No charges can be levied on the customer for availing of the e-mandate facility for recurring transactions. 

Reserve Bank of India on Tuesday issued the ‘Digital Payments – E-mandate Framework, 2026,’ whereby customers opting for e-mandates must complete a one-time registration process that requires additional factor authentication (AFA), and issuers will be required to send a pre-transaction notification at least 24 hours before a charge/ debit and a post-transaction notification.

The framework, which consolidates existing guidelines and introduces a comprehensive set of rules to govern recurring digital transactions across payment systems, has also fixed transaction limits and velocity check.

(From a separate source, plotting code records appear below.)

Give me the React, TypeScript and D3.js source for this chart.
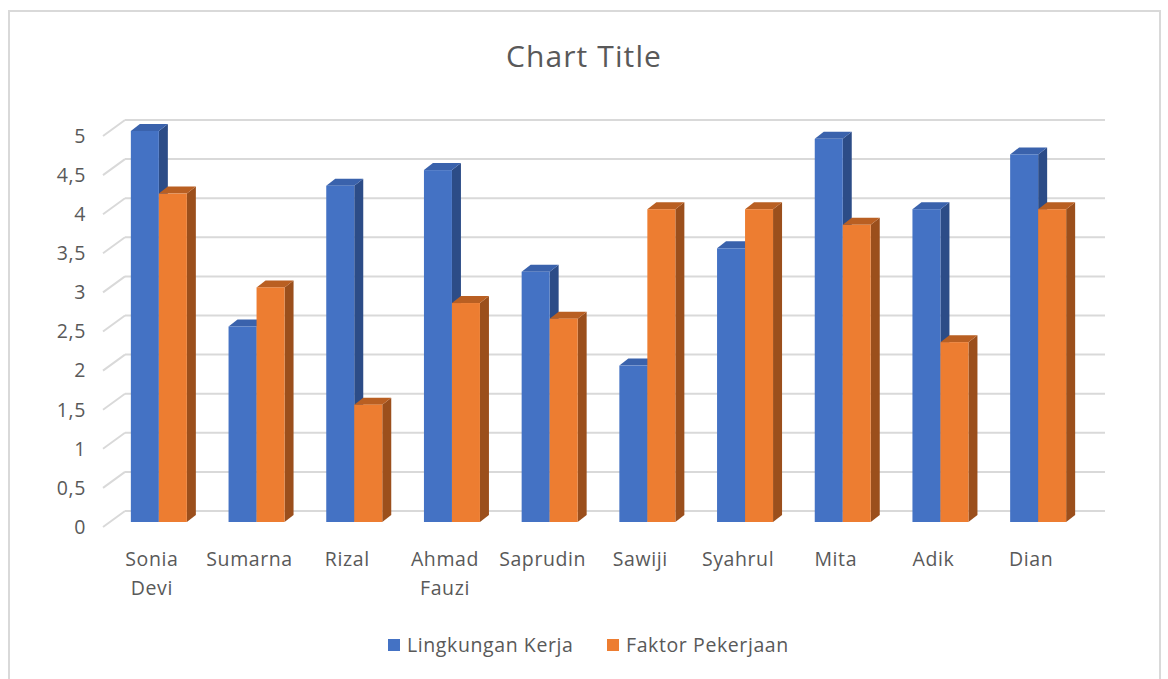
import React from "react";
import * as d3 from "d3";

const categories: string[][] = [
  ["Sonia", "Devi"], ["Sumarna"], ["Rizal"], ["Ahmad", "Fauzi"], ["Saprudin"],
  ["Sawiji"], ["Syahrul"], ["Mita"], ["Adik"], ["Dian"],
];
const lingkunganKerja = [5, 2.5, 4.3, 4.5, 3.2, 2.0, 3.5, 4.9, 4.0, 4.7];
const faktorPekerjaan = [4.2, 3.0, 1.5, 2.8, 2.6, 4.0, 4.0, 3.8, 2.3, 4.0];
const seriesNames = ["Lingkungan Kerja", "Faktor Pekerjaan"];
const yTicks = [0, 0.5, 1, 1.5, 2, 2.5, 3, 3.5, 4, 4.5, 5];

const W = 1168, H = 679;
const FONT = "'Open Sans', 'Noto Sans', sans-serif";
const TXT = "#595959";
const LS = 0.6;

const colors = [
  { front: "#4472C4", top: "#3a62ac", side: "#2c4c87" },
  { front: "#ED7D31", top: "#b95f22", side: "#9b4f1c" },
];

export default function App() {
  const keys = categories.map((c) => c.join(" "));
  const x = d3.scaleBand<string>().domain(keys).range([103, 1080]).paddingInner(0).paddingOuter(0);
  const y = d3.scaleLinear().domain([0, 5]).range([527, 136]);
  const back = { dx: 22, dy: -16 };
  const barFront = { dx: 7, dy: -5 };
  const depth = { dx: 9, dy: -7 };
  const barW = 28;
  const series = [lingkunganKerja, faktorPekerjaan];

  const fmt = (v: number) => String(v).replace(".", ",");

  const bars: React.ReactNode[] = [];
  keys.forEach((k, i) => {
    const center = (x(k) as number) + x.bandwidth() / 2 + barFront.dx;
    series.forEach((s, si) => {
      const v = s[i];
      const x0 = center - barW + si * barW;
      const x1 = x0 + barW;
      const yb = y(0) + barFront.dy;
      const yt = y(v) + barFront.dy;
      const c = colors[si];
      const side = `M${x1},${yt} L${x1 + depth.dx},${yt + depth.dy} L${x1 + depth.dx},${yb + depth.dy} L${x1},${yb} Z`;
      const top = `M${x0},${yt} L${x0 + depth.dx},${yt + depth.dy} L${x1 + depth.dx},${yt + depth.dy} L${x1},${yt} Z`;
      bars.push(
        <g key={`${i}-${si}`}>
          <path d={side} fill={c.side} />
          <path d={top} fill={c.top} />
          <rect x={x0} y={yt} width={barW} height={yb - yt} fill={c.front} />
        </g>
      );
    });
  });

  return (
    <svg width={W} height={H} style={{ position: "absolute", left: 0, top: 0, background: "#fff" }}>
      <rect x={9} y={11} width={1151} height={680} fill="#fff" stroke="#d9d9d9" strokeWidth={2} />
      <text x={584} y={67} textAnchor="middle" fontFamily={FONT} fontSize={30} letterSpacing={1.1} fill={TXT}>Chart Title</text>
      <g>
        {yTicks.map((t) => (
          <g key={t}>
            <line x1={103} y1={y(t)} x2={103 + back.dx} y2={y(t) + back.dy} stroke="#d9d9d9" strokeWidth={2} />
            <line x1={103 + back.dx} y1={y(t) + back.dy} x2={1105} y2={y(t) + back.dy} stroke="#d9d9d9" strokeWidth={2} />
            <text x={86} y={y(t)} dy="0.35em" textAnchor="end" fontFamily={FONT} fontSize={19.5} letterSpacing={LS} fill={TXT}>{fmt(t)}</text>
          </g>
        ))}
      </g>
      <g>{bars}</g>
      <g>
        {categories.map((c, i) => (
          <text key={i} x={(x(keys[i]) as number) + x.bandwidth() / 2} y={566} textAnchor="middle" fontFamily={FONT} fontSize={19.5} letterSpacing={LS} fill={TXT}>
            {c.map((line, li) => (
              <tspan key={li} x={(x(keys[i]) as number) + x.bandwidth() / 2} dy={li === 0 ? 0 : 29}>{line}</tspan>
            ))}
          </text>
        ))}
      </g>
      <g>
        {seriesNames.map((n, i) => {
          const lx = i === 0 ? 388 : 607;
          return (
            <g key={n}>
              <rect x={lx} y={639} width={12} height={12} fill={colors[i].front} />
              <text x={lx + 19} y={652} fontFamily={FONT} fontSize={19.5} letterSpacing={LS} fill={TXT}>{n}</text>
            </g>
          );
        })}
      </g>
    </svg>
  );
}
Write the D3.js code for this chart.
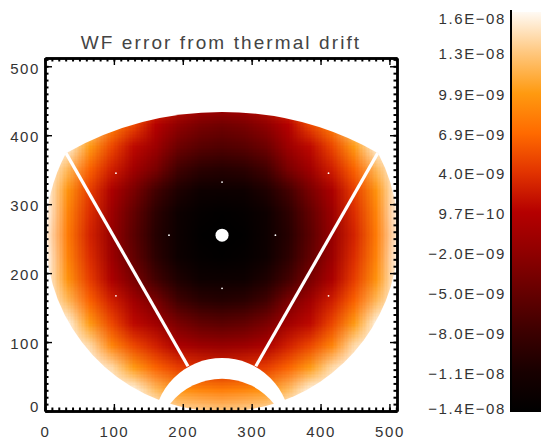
<!DOCTYPE html>
<head>
    <meta charset='utf-8'>
    <style>
        html, body { margin: 0; padding: 0; background: #fff; }
        svg { display: block; }
        text {
            font-family: 'Liberation Sans', Arial, sans-serif;
            fill: #333;
        }
        .tick text { font-size: 15px; letter-spacing: 1.6px; }
        .title { font-size: 19px; letter-spacing: 2.1px; fill: #444; }
        .ticks line, .ticks path { stroke: #000; }
    </style>
</head>

<body>
<div id='vis'></div>
<script src='https://cdn.jsdelivr.net/npm/d3@7'></script>
<script>
  const title = 'WF error from thermal drift'
  const axisTicks = [0, 100, 200, 300, 400, 500]
  const minorTicks = d3.range(0, 511, 10)

  // colorbar, values in units of 1E-9
  const barValues = [16, 13, 9.9, 6.9, 4, 0.97, -2, -5, -8, -11, -14]
  const barLabels = ['1.6E\u221208', '1.3E\u221208', '9.9E\u221209', '6.9E\u221209', '4.0E\u221209', '9.7E\u221210',
    '\u22122.0E\u221209', '\u22125.0E\u221209', '\u22128.0E\u221209', '\u22121.1E\u221208', '\u22121.4E\u221208']

  const rampValues = [-14, -11, -8, -5, -2, 1, 4, 6.9, 9.9, 13, 16]
  const rampColors = ['#000000', '#180000', '#3c0000', '#660000', '#900000', '#b50000',
    '#e23400', '#ff6a00', '#ff9a10', '#ffc880', '#fffaf4']

  // wavefront error, 1E-9 units, one row every 32 pixels, top row first
  const gridStep = 32
  const field = [
    [16, 16, 16, 16, 16, 16, 16, 16, 15.4, 16, 16, 16, 16, 16, 16, 16, 16],
    [16, 16, 16, 16, 15.5, 12, 9.5, 8.5, 8, 8.5, 9.5, 12, 15.5, 16, 16, 16, 16],
    [16, 16, 16, 14, 10, 5, 2.2, 1, 0.5, 1, 2.2, 5, 10, 14, 16, 16, 16],
    [16, 16, 14, 8.5, 5, 1, -2, -3.6, -4.2, -3.6, -2, 1, 5, 8.5, 14, 16, 16],
    [16, 15.5, 10, 5, 1.5, -1, -4.5, -6, -6.6, -6, -4.5, -1, 1.5, 5, 10, 15.5, 16],
    [16, 12, 6.5, 2.8, -0.6, -3.6, -7.6, -9.3, -9.8, -9.3, -7.6, -3.6, -0.6, 2.8, 6.5, 12, 16],
    [16, 9.5, 4.5, 0.2, -3.6, -7.6, -10.5, -12.2, -12.4, -12.2, -10.5, -7.6, -3.6, 0.2, 4.5, 9.5, 16],
    [16, 8.5, 3.6, -1, -5.2, -9.3, -12.2, -13.4, -13.7, -13.4, -12.2, -9.3, -5.2, -1, 3.6, 8.5, 16],
    [15.4, 8, 3, -1.4, -5.8, -9.8, -12.4, -13.7, -14, -13.7, -12.4, -9.8, -5.8, -1.4, 3, 8, 15.4],
    [16, 8.5, 3.6, -1, -5.2, -9.3, -12.2, -13.4, -13.7, -13.4, -12.2, -9.3, -5.2, -1, 3.6, 8.5, 16],
    [16, 9.5, 4.5, 0.2, -3.6, -7.6, -10.5, -12.2, -12.4, -12.2, -10.5, -7.6, -3.6, 0.2, 4.5, 9.5, 16],
    [16, 12, 6.5, 2.8, -0.6, -3.6, -7.6, -9.3, -9.8, -9.3, -7.6, -3.6, -0.6, 2.8, 6.5, 12, 16],
    [16, 15.5, 10, 5, 1.5, -0.6, -3.6, -5.2, -5.8, -5.2, -3.6, -0.6, 1.5, 5, 10, 15.5, 16],
    [16, 16, 14, 8.5, 5, 2.8, 0.2, -1, -1.4, -1, 0.2, 2.8, 5, 8.5, 14, 16, 16],
    [16, 16, 16, 14, 10, 6.5, 4.5, 3.6, 3, 3.6, 4.5, 6.5, 10, 14, 16, 16, 16],
    [16, 16, 16, 16, 15.5, 12, 9.5, 8.5, 8, 8.5, 9.5, 12, 15.5, 16, 16, 16, 16],
    [16, 16, 16, 16, 16, 16, 14, 13.5, 13, 13.5, 14, 16, 16, 16, 16, 16, 16]
  ]

  // pupil outline in image pixels
  const pupil = { cx: 257, cy: 255, r: 256 }
  const topEdge = { cx: 257, cy: -26, r: 460 }
  const bandOuter = { cx: 257, cy: -22, r: 99 }
  const bandInner = { cx: 257, cy: -49, r: 96 }
  const hole = { cx: 257, cy: 255, r: 9.5 }
  const struts = [
    [[30.5, 374], [207.6, 65]],
    [[483, 374], [306, 65]]
  ]
  const specks = [
    [257, 332], [257, 178], [180, 255], [334.5, 255],
    [103, 345], [103, 167], [411.6, 345], [411.6, 167]
  ]

  const svg = d3.select('#vis')
    .append('svg')
    .attr('width', 542)
    .attr('height', 441)

  const x = d3.scaleLinear().domain([0, 511]).range([45, 397])
  const y = d3.scaleLinear().domain([0, 512]).range([411, 58])
  const color = d3.scaleLinear().domain(rampValues).range(rampColors)
  const barY = d3.scaleLinear().domain([-14, 16]).range([412, 12])

  const r = d => x(d) - x(0)

  // paint the grid on a tiny canvas, the browser smooths it when stretched
  const canvas = document.createElement('canvas')
  canvas.width = field[0].length
  canvas.height = field.length
  const ctx = canvas.getContext('2d')
  field.forEach((row, j) => row.forEach((v, i) => {
    ctx.fillStyle = color(v)
    ctx.fillRect(i, j, 1, 1)
  }))
  const fieldUrl = canvas.toDataURL()

  const defs = svg.append('defs')

  function addClip(id, c, parent) {
    const clip = defs.append('clipPath').attr('id', id)
    if (parent) clip.attr('clip-path', `url(#${parent})`)
    clip.append('circle')
      .attr('cx', x(c.cx))
      .attr('cy', y(c.cy))
      .attr('r', r(c.r))
  }
  defs.append('clipPath').attr('id', 'frame').append('rect')
    .attr('x', x(0)).attr('y', y(512))
    .attr('width', x(511) - x(0)).attr('height', y(0) - y(512))
  addClip('pupil', pupil, 'frame')
  addClip('main', topEdge, 'pupil')
  addClip('lower', bandInner, 'pupil')

  function drawField(clipId) {
    const half = gridStep / 2
    const n = field.length * gridStep
    svg.append('image')
      .attr('href', fieldUrl)
      .attr('x', x(-half))
      .attr('y', y(n - half))
      .attr('width', x(n - half) - x(-half))
      .attr('height', y(-half) - y(n - half))
      .attr('preserveAspectRatio', 'none')
      .attr('clip-path', `url(#${clipId})`)
  }

  drawField('main')

  // spider arms and central obscuration
  svg.append('g').selectAll('line')
    .data(struts)
    .join('line')
    .attr('x1', d => x(d[0][0]))
    .attr('y1', d => y(d[0][1]))
    .attr('x2', d => x(d[1][0]))
    .attr('y2', d => y(d[1][1]))
    .attr('stroke', '#fff')
    .attr('stroke-width', 3.2)

  svg.append('circle')
    .attr('cx', x(bandOuter.cx)).attr('cy', y(bandOuter.cy)).attr('r', r(bandOuter.r))
    .attr('fill', '#fff')

  drawField('lower')

  svg.append('circle')
    .attr('cx', x(hole.cx)).attr('cy', y(hole.cy)).attr('r', r(hole.r))
    .attr('fill', '#fff')

  svg.append('g').selectAll('circle')
    .data(specks)
    .join('circle')
    .attr('cx', d => x(d[0]))
    .attr('cy', d => y(d[1]))
    .attr('r', 0.9)
    .attr('fill', '#fff')

  // four sided frame, major and minor ticks point inward
  function drawAxis(axisFn, scale, translate, labelled, major) {
    const axis = axisFn(scale)
      .tickValues(major ? axisTicks : minorTicks)
      .tickSize(major ? -7 : -3.5)
      .tickSizeOuter(0)
      .tickPadding(major ? 10 : 0)
    if (!labelled) axis.tickFormat('')
    const g = svg.append('g')
      .attr('class', 'ticks')
      .attr('transform', translate)
      .call(axis)
    g.selectAll('line').attr('stroke-width', major ? 1.4 : 2)
    g.select('.domain').attr('stroke-width', 2.4)
    return g
  }

  const bottomG = drawAxis(d3.axisBottom, x, `translate(0,${y(0)})`, true, true)
  bottomG.selectAll('text').attr('dy', '1.05em')
  drawAxis(d3.axisBottom, x, `translate(0,${y(0)})`, false, false)
  const leftG = drawAxis(d3.axisLeft, y, `translate(${x(0)},0)`, true, true)
  leftG.selectAll('text').attr('dy', d => d === 0 ? '0.02em' : '0.45em').attr('x', -5)
  drawAxis(d3.axisLeft, y, `translate(${x(0)},0)`, false, false)
  drawAxis(d3.axisTop, x, `translate(0,${y(512)})`, false, true)
  drawAxis(d3.axisTop, x, `translate(0,${y(512)})`, false, false)
  drawAxis(d3.axisRight, y, `translate(${x(511)},0)`, false, true)
  drawAxis(d3.axisRight, y, `translate(${x(511)},0)`, false, false)

  svg.append('text')
    .attr('class', 'title')
    .attr('x', 221)
    .attr('y', 49)
    .attr('text-anchor', 'middle')
    .text(title)

  // colorbar
  const gradient = defs.append('linearGradient')
    .attr('id', 'ramp')
    .attr('x1', 0).attr('x2', 0).attr('y1', 1).attr('y2', 0)
  gradient.selectAll('stop')
    .data(rampValues)
    .join('stop')
    .attr('offset', d => (d + 14) / 30)
    .attr('stop-color', d => color(d))

  svg.append('rect')
    .attr('x', 512)
    .attr('y', barY(16))
    .attr('width', 29)
    .attr('height', barY(-14) - barY(16))
    .attr('fill', 'url(#ramp)')

  const barAxis = d3.axisLeft(barY)
    .tickValues(barValues)
    .tickFormat((d, i) => barLabels[i])
    .tickSize(0)
    .tickPadding(5)
  const barG = svg.append('g')
    .attr('class', 'ticks')
    .attr('transform', 'translate(511,0)')
    .call(barAxis)
  barG.select('.domain').attr('stroke-width', 2).attr('d', `M0,${barY(16) - 2}V${barY(-14)}`)
  barG.selectAll('text')
    .attr('dy', d => d === 16 ? '0.75em' : d === -14 ? '0.1em' : '0.42em')
</script>
</body>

So, all recurring transactions may be authorised without AFA up to ₹15,000 per transaction. Transactions above this amount will be subject to AFA.

Further, payment of insurance premiums, subscription to mutual funds, and credit card bill payments may be made without AFA up to ₹1,00,000/- per transaction.

The RBI emphasised that no charges can be levied on the customer for availing of the e-mandate facility for recurring transactions. In the case of cards, existing e-mandate(s) can be mapped to re-issued cards.

Additional factor authentication

Under the framework, the e-mandate will be registered only after successful validation of AFA, in addition to the normal process required by the issuer.

Every e-mandate registered by the issuer will specify the validity period of the e-mandate. The issuer will provide the customer a facility to modify the validity period or withdraw the e-mandate at any point of time.

The e-mandate may be for either a pre-specified fixed amount or for a variable amount subject to the overall cap fixed by the RBI, according to the Framework.

In the case of variable e-mandates, the issuer will provide the customer a facility to specify the maximum value of any recurring transaction.

The customer will be given the facility to choose or change a mode among available options (SMS, email, etc.) for receiving the pre-transaction notification from the issuer. Any modification in, or withdrawal of, an existing e-mandate will require AFA validation by the issuer.

Pre & post-transaction notification

The pre and post-transaction notification will, at the minimum, inform the customer about the merchant’s name, transaction amount, date/ time of debit, reference number of e-mandate, reason for debit, i.e., e-mandate registered by the customer.

The issuer will provider the customer the facility to opt-out of any particular transaction or the e-mandate.

However, pre-transaction notification is not required for e-mandates registered to auto-replenish balances of FASTag, and the National Common Mobility Card (NCMC).

Dispute resolution

RBI said an appropriate dispute redressal system has to be put in place by the issuer to facilitate the customer to lodge grievance/s.

Further, its instructions on limiting the liability of customers for unauthorised transactions will be applicable to recurring transactions under e-mandates as well.